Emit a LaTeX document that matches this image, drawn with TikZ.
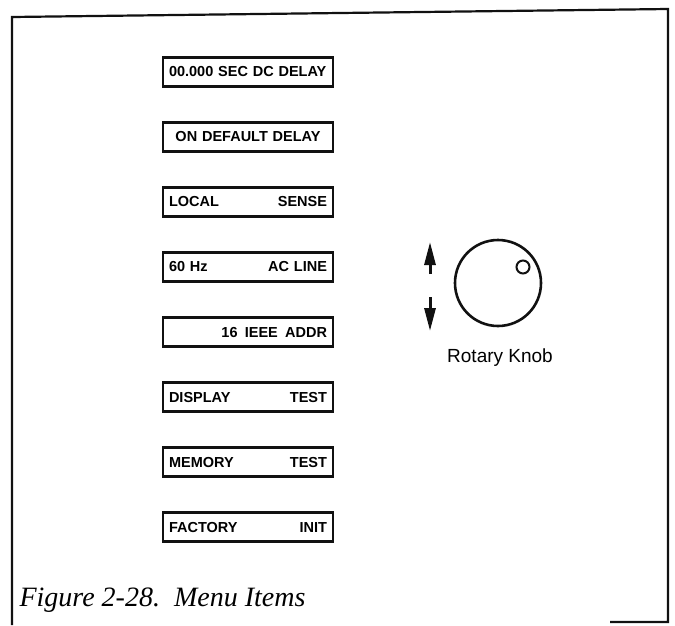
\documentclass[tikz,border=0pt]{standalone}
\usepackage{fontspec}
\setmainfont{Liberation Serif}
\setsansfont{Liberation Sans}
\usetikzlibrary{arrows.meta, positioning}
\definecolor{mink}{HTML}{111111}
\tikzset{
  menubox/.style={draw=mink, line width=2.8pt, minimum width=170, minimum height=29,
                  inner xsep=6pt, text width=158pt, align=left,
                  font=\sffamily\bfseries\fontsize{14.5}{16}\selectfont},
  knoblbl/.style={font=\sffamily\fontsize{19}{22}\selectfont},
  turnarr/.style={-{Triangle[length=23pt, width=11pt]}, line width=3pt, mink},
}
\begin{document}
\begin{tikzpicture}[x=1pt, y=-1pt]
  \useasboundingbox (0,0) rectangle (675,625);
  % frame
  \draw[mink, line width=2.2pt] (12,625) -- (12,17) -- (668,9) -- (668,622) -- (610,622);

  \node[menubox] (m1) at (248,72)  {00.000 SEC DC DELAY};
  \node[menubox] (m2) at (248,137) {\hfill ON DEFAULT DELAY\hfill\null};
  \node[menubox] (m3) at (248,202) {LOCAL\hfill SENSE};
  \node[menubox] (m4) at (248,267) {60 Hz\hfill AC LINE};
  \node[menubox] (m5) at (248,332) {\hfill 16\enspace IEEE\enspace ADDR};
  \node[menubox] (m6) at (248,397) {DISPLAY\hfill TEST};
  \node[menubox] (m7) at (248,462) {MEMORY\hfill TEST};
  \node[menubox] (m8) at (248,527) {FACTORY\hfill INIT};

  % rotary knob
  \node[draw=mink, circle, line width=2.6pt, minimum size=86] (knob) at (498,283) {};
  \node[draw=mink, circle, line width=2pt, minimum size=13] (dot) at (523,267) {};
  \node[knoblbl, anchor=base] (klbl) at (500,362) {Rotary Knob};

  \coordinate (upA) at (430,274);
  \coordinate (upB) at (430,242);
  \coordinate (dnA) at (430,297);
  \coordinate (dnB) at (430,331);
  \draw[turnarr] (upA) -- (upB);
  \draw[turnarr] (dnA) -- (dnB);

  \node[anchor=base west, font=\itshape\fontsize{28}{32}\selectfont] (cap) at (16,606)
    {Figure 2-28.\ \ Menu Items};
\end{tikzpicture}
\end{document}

**WORK TO BE COMPLETED:** Your task is to reproduce exactly the lines from the start of the data above through the line containing "(668,622) -- (610,622);", leaving every picture out.

**SOLUTION TO THIS PROBLEM:**
Emit a LaTeX document that matches this image, drawn with TikZ.
\documentclass[tikz,border=0pt]{standalone}
\usepackage{fontspec}
\setmainfont{Liberation Serif}
\setsansfont{Liberation Sans}
\usetikzlibrary{arrows.meta, positioning}
\definecolor{mink}{HTML}{111111}
\tikzset{
  menubox/.style={draw=mink, line width=2.8pt, minimum width=170, minimum height=29,
                  inner xsep=6pt, text width=158pt, align=left,
                  font=\sffamily\bfseries\fontsize{14.5}{16}\selectfont},
  knoblbl/.style={font=\sffamily\fontsize{19}{22}\selectfont},
  turnarr/.style={-{Triangle[length=23pt, width=11pt]}, line width=3pt, mink},
}
\begin{document}
\begin{tikzpicture}[x=1pt, y=-1pt]
  \useasboundingbox (0,0) rectangle (675,625);
  % frame
  \draw[mink, line width=2.2pt] (12,625) -- (12,17) -- (668,9) -- (668,622) -- (610,622);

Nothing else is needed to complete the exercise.